Classification of architectural and MEP BIM objects for building performance evaluation

Abstract

Numerous factors in current workflows reduce the completeness, accuracy, and reliability of the information exchanged between Building Information Modelling (BIM) authoring tools and building performance simulation and analysis software. Automated classification of BIM objects could ameliorate most of the interoperability problems. However, architectural, structural, mechanical, electrical, and plumbing (MEP), and other building objects have a wide range of shapes, features, and properties, which makes identifying them reliably and accurately with any single AI tool difficult.
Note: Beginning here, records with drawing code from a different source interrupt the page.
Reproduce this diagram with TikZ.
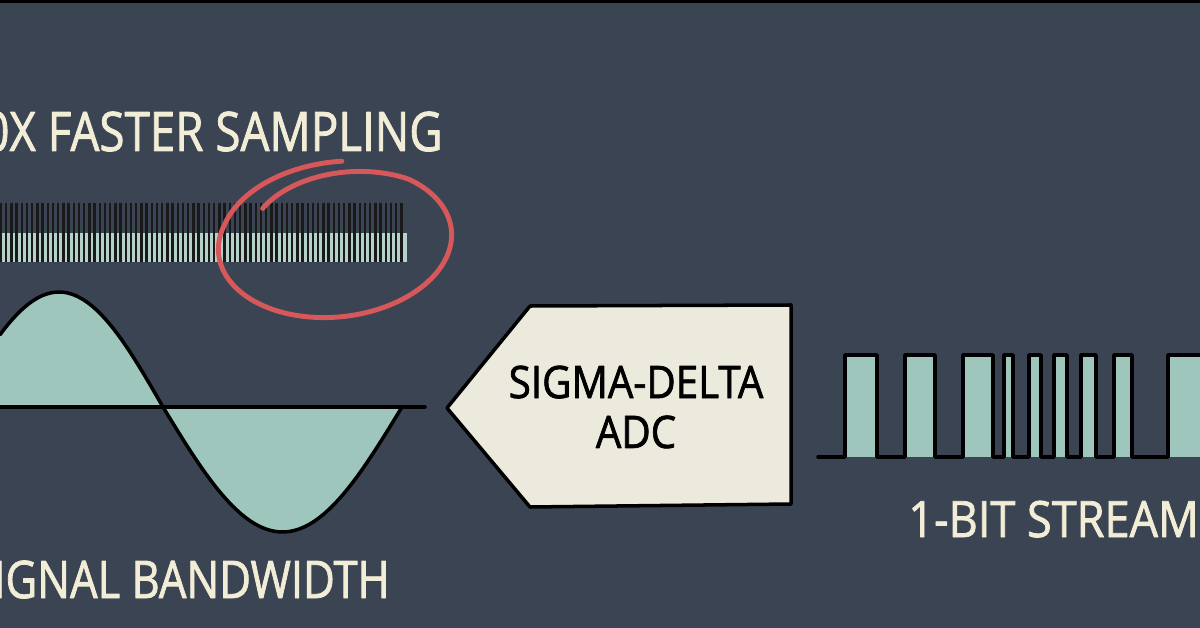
\documentclass[tikz,border=0pt]{standalone}
\usepackage{fontspec}
\setmainfont{Open Sans}
\newfontfamily\handfont[FakeStretch=0.9, FakeBold=1.5]{Open Sans}
\newfontfamily\capfont[FakeStretch=0.84, FakeBold=1.5]{Open Sans}
\usepackage{xcolor}
\usepackage{tikz}
\usetikzlibrary{positioning}

\definecolor{slate}{HTML}{3B4452}
\definecolor{cream}{HTML}{F2EDD6}
\definecolor{paper}{HTML}{ECEADC}
\definecolor{seafoam}{HTML}{9EC6BC}
\definecolor{barlight}{HTML}{B4D2CA}
\definecolor{marker}{HTML}{D6585A}

\begin{document}
\begin{tikzpicture}[x=0.02cm, y=-0.02cm, line join=round, line cap=round,
    bigtext/.style={text=cream, inner sep=0pt, font=\capfont\fontsize{29.5}{32}\selectfont},
    adctext/.style={text=black, inner sep=0pt, align=center, font=\handfont\fontsize{25.5}{28.4}\selectfont},
    inkline/.style={draw=black, line width=2pt},
    adcbox/.style={draw=black, line width=2pt, fill=paper},
    tick/.style={draw=black!90, line width=1.3pt, line cap=butt},
    loop/.style={draw=marker, line width=2.8pt}]

% frame
\fill[slate] (0,0) rectangle (1200,628);
\useasboundingbox (0,0) rectangle (1200,628);
\clip (0,0) rectangle (1200,628);
\fill[black] (0,0) rectangle (1200,3);

% labels
\node[bigtext, anchor=base east, font=\capfont\fontsize{31}{34}\selectfont] (fast) at (443,151) {0X FASTER SAMPLING};
\node[bigtext, anchor=base east] (band) at (390,598) {IGNAL BANDWIDTH};
\node[bigtext, anchor=base west, font=\handfont\fontsize{28.5}{31}\selectfont] (stream) at (908,537) {1-BIT STREAM};

% sample ticks
\fill[barlight] (0,233) rectangle (407,262);
\foreach \i in {0,...,77}
  \draw[tick] ({1+5.2*\i},203) -- ({1+5.2*\i},262);

% red ring round the fast part
\begin{scope}[rotate around={6:(335,242)}]
  \draw[loop] plot[domain=0:414, samples=180, smooth, variable=\u]
    ({335+117*(1-0.2*max(0,1-\u/90)+0.07*max(0,(\u-340)/74))*cos(137-\u)},
     {242-75*(1-0.2*max(0,1-\u/90)+0.07*max(0,(\u-340)/74))*sin(137-\u)});
\end{scope}

% sine wave
\fill[seafoam] (0,407)
  -- plot[domain=0:163, samples=40] (\x,{407-115*sin(0.8654*(\x+45))})
  -- plot[domain=163:402, samples=50] (\x,{407+125*sin(0.7531*(\x-163))})
  -- cycle;
\draw[inkline] (0,407) -- (425,407);
\draw[inkline] plot[domain=0:163, samples=40] (\x,{407-115*sin(0.8654*(\x+45))})
  -- plot[domain=163:402, samples=50] (\x,{407+125*sin(0.7531*(\x-163))});

% converter block
\draw[adcbox] (447,408) -- (530,306) -- (791,305) -- (791,504) -- (530,507) -- cycle;
\node[adctext] (adc) at (636,407) {SIGMA-DELTA\\ADC};

% bit stream
\foreach \a/\b in {845/877, 905/935, 963/993, 1004/1013, 1029/1041, 1054/1067, 1081/1096, 1114/1132, 1168/1215}
  \fill[seafoam] (\a,355) rectangle (\b,457);
\draw[inkline] (818,457)
  \foreach \a/\b in {845/877, 905/935, 963/993, 1004/1013, 1029/1041, 1054/1067, 1081/1096, 1114/1132, 1168/1215}
  { -- (\a,457) -- (\a,355) -- (\b,355) -- (\b,457) };
\end{tikzpicture}
\end{document}
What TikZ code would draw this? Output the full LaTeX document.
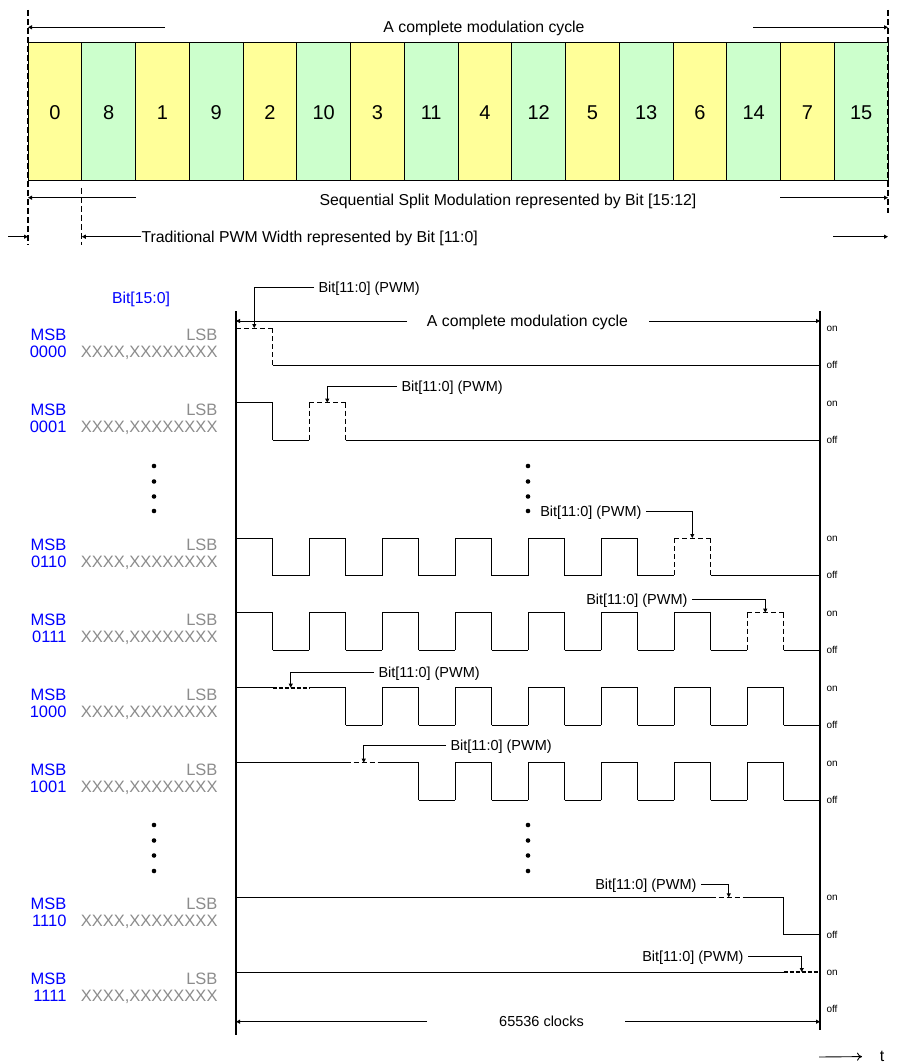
\documentclass[tikz,border=0pt]{standalone}
\usepackage{fontspec}
\setmainfont{Liberation Sans}
\usetikzlibrary{arrows.meta, positioning}

\definecolor{cellyellow}{HTML}{FFFF99}
\definecolor{cellgreen}{HTML}{CCFFCC}
\definecolor{msbblue}{HTML}{0000FF}
\definecolor{lsbgray}{HTML}{8C8C8C}

\tikzset{
  cell/.style={draw, line width=1pt, minimum width=53.75pt, minimum height=138pt,
    inner sep=0pt, text height=14.3pt, text depth=0pt, font=\fontsize{20}{24}\selectfont},
  toplbl/.style={inner sep=0pt, text height=11.3pt, text depth=0pt, font=\fontsize{15.8}{19}\selectfont},
  pwmlbl/.style={inner ysep=0pt, inner xsep=4pt, text height=10.4pt, text depth=0pt, font=\fontsize{14.5}{17}\selectfont},
  msb/.style={anchor=east, inner sep=0pt, text height=11.8pt, text depth=0pt, text=msbblue, font=\fontsize{16.5}{19}\selectfont},
  lsb/.style={msb, text=lsbgray},
  onoff/.style={anchor=base west, inner sep=0pt, font=\fontsize{10}{12}\selectfont},
  dimline/.style={line width=0.9pt, -{Triangle[length=4pt,width=4pt]}},
  guide/.style={line width=1.2pt, dash pattern=on 6pt off 3pt},
  pwm/.style={dash pattern=on 5pt off 3pt},
  pwmbold/.style={line width=2.2pt, dash pattern=on 4pt off 2pt},
}

% #1 high level, #2 levels per slot (0 on, 1 off), #3 PWM slot, #4 its style
\newcommand\wave[4]{%
  \foreach \lv [count=\k from 0, remember=\lv as \pl (initially 0)] in {#2} {
    \pgfmathsetmacro\xl{236+36.5*\k}
    \ifnum\k=#3 \tikzset{hseg/.style={#4}}\else\tikzset{hseg/.style={}}\fi
    \draw[hseg] (\xl,#1+37.5*\lv) -- ++(36.5,0);
    \ifnum\lv=\pl\else
      \tikzset{vseg/.style={}}
      \ifnum\k=#3 \tikzset{vseg/.style={#4}}\fi
      \ifnum\numexpr\k-1\relax=#3 \tikzset{vseg/.style={#4}}\fi
      \draw[vseg] (\xl,#1) -- (\xl,#1+37.5);
    \fi
  }%
}

\begin{document}
\begin{tikzpicture}[x=1pt, y=-1pt, line width=1pt]
\useasboundingbox (0,0) rectangle (899,1064);

\foreach \n/\col [count=\i from 0] in {0/cellyellow, 8/cellgreen, 1/cellyellow, 9/cellgreen,
    2/cellyellow, 10/cellgreen, 3/cellyellow, 11/cellgreen, 4/cellyellow, 12/cellgreen,
    5/cellyellow, 13/cellgreen, 6/cellyellow, 14/cellgreen, 7/cellyellow, 15/cellgreen}
  \node[cell, fill=\col] (c\i) at (28+53.75*\i+26.875, 112) {\n};

\draw[guide] (28,10) -- (28,245);
\draw[guide] (81.75,188) -- (81.75,245);
\draw[guide] (888,10) -- (888,213);

\node[toplbl] (cycle) at (484,26.5) {A complete modulation cycle};
\coordinate (cycleL) at (165,27.3);
\coordinate (cycleLA) at (28,27.3);
\coordinate (cycleR) at (753,27.3);
\coordinate (cycleRA) at (888,27.3);
\draw[dimline] (cycleL) -- (cycleLA);
\draw[dimline] (cycleR) -- (cycleRA);

\node[toplbl] (seq) at (508,199.5) {Sequential Split Modulation represented by Bit [15:12]};
\coordinate (seqL) at (136,197.7);
\coordinate (seqLA) at (28,197.7);
\coordinate (seqR) at (780,197.7);
\coordinate (seqRA) at (888,197.7);
\draw[dimline] (seqL) -- (seqLA);
\draw[dimline] (seqR) -- (seqRA);

\node[toplbl, anchor=west] (trad) at (141,236.7) {Traditional PWM Width represented by Bit [11:0]};
\coordinate (tradA) at (81.75,236.7);
\coordinate (tradIn) at (8,236.7);
\coordinate (tradInA) at (28,236.7);
\coordinate (tradR) at (833,236.7);
\coordinate (tradRA) at (888,236.7);
\draw[dimline] (trad.west) -- (tradA);
\draw[dimline] (tradIn) -- (tradInA);
\draw[dimline] (tradR) -- (tradRA);

\node[toplbl, text=msbblue] (bits) at (141,298) {Bit[15:0]};

\draw[line width=1.2pt] (236,311) -- (236,1035);
\draw[line width=1.2pt] (820,311) -- (820,1030);

\foreach \hy/\rowval in {328/0000, 402.7/0001, 538/0110, 612.7/0111,
    687.7/1000, 762.7/1001, 897.3/1110, 972/1111} {
  \node[msb] (msb\rowval) at (67,\hy+6.5) {MSB};
  \node[msb] (val\rowval) at (67,\hy+23.5) {\rowval};
  \node[lsb] (lsb\rowval) at (218,\hy+6.5) {LSB};
  \node[lsb] (x\rowval) at (218,\hy+23.5) {XXXX,XXXXXXXX};
  \node[onoff] (on\rowval) at (826,\hy+3.3) {on};
  \node[onoff] (off\rowval) at (826,\hy+40.8) {off};
}

\wave{328}{0,1,1,1,1,1,1,1,1,1,1,1,1,1,1,1}{0}{pwm}
\wave{402.7}{0,1,0,1,1,1,1,1,1,1,1,1,1,1,1,1}{2}{pwm}
\wave{538}{0,1,0,1,0,1,0,1,0,1,0,1,0,1,1,1}{12}{pwm}
\wave{612.7}{0,1,0,1,0,1,0,1,0,1,0,1,0,1,0,1}{14}{pwm}
\wave{687.7}{0,0,0,1,0,1,0,1,0,1,0,1,0,1,0,1}{1}{pwmbold}
\wave{762.7}{0,0,0,0,0,1,0,1,0,1,0,1,0,1,0,1}{3}{pwm}
\wave{897.3}{0,0,0,0,0,0,0,0,0,0,0,0,0,0,0,1}{13}{pwm}
\wave{972}{0,0,0,0,0,0,0,0,0,0,0,0,0,0,0,0}{15}{pwmbold}

\node[toplbl] (cyc2) at (527.5,321) {A complete modulation cycle};
\coordinate (cyc2L) at (407,321);
\coordinate (cyc2LA) at (236,321);
\coordinate (cyc2R) at (649,321);
\coordinate (cyc2RA) at (820,321);
\draw[dimline] (cyc2L) -- (cyc2LA);
\draw[dimline] (cyc2R) -- (cyc2RA);

\node[pwmlbl, anchor=west] (pA) at (314,287.3) {Bit[11:0] (PWM)};
\node[pwmlbl, anchor=west] (pB) at (397,386) {Bit[11:0] (PWM)};
\node[pwmlbl, anchor=east] (pC) at (646,511.7) {Bit[11:0] (PWM)};
\node[pwmlbl, anchor=east] (pD) at (692,599) {Bit[11:0] (PWM)};
\node[pwmlbl, anchor=west] (pE) at (374,672.7) {Bit[11:0] (PWM)};
\node[pwmlbl, anchor=west] (pF) at (446,745) {Bit[11:0] (PWM)};
\node[pwmlbl, anchor=east] (pG) at (701,884) {Bit[11:0] (PWM)};
\node[pwmlbl, anchor=east] (pH) at (748,956) {Bit[11:0] (PWM)};
\coordinate (tA) at (254.25,328);
\coordinate (tB) at (327.25,402.7);
\coordinate (tC) at (692.25,538);
\coordinate (tD) at (765.25,612.7);
\coordinate (tE) at (290.75,687.7);
\coordinate (tF) at (363.75,762.7);
\coordinate (tG) at (728.75,897.3);
\coordinate (tH) at (801.75,972);
\draw[dimline] (pA.west) -| (tA);
\draw[dimline] (pB.west) -| (tB);
\draw[dimline] (pC.east) -| (tC);
\draw[dimline] (pD.east) -| (tD);
\draw[dimline] (pE.west) -| (tE);
\draw[dimline] (pF.west) -| (tF);
\draw[dimline] (pG.east) -| (tG);
\draw[dimline] (pH.east) -| (tH);

\foreach \y in {466,481.5,496.5,511,825,840.5,855.5,871} {
  \fill (154,\y) circle (2.3pt);
  \fill (528,\y) circle (2.3pt);
}

\node[pwmlbl, inner xsep=0pt] (clk) at (541.5,1021.7) {65536 clocks};
\coordinate (clkL) at (427,1021.7);
\coordinate (clkLA) at (236,1021.7);
\coordinate (clkR) at (625,1021.7);
\coordinate (clkRA) at (820,1021.7);
\draw[dimline] (clkL) -- (clkLA);
\draw[dimline] (clkR) -- (clkRA);

\coordinate (tstart) at (819,1057);
\node[anchor=base, inner sep=0pt, font=\fontsize{16}{19}\selectfont] (tlbl) at (882,1061.7) {t};
\draw[line width=0.9pt, -{To[length=5pt,width=8pt]}] (tstart) -- (tlbl.west -| 862,0);
\end{tikzpicture}
\end{document}
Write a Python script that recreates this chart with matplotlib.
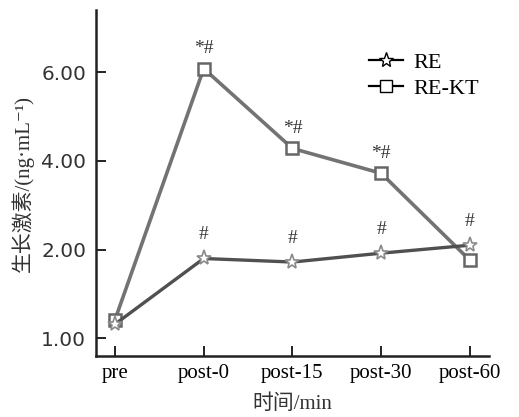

This study explored methods and techniques for automated classification of architectural and MEP BIM objects that can significantly reduce or eliminate the manual effort required to correct data exchange and interoperability issues in pre-processing building models for performance evaluation. A series of ensemble models using a stacking mechanism of four classification tools (semantic keyword search, rule-based inferencing, machine learning using object geometry features, and deep learning using visual shape features) were implemented and tested. A BIM object dataset with 3,410 instances belonging to 40 classes was compiled for training and testing the models. The dataset contains diverse architecture and MEP objects with high-quality selected instances and is available for public use. We found that an ensemble learning approach that exploits the various types of information available in instance models may exhibit superior object classification performance than any individual tool. The ensemble model applying all four tools achieved 91.0 % accuracy (F1 score 0.88), suggesting that automated classification using ensemble learning is an effective strategy.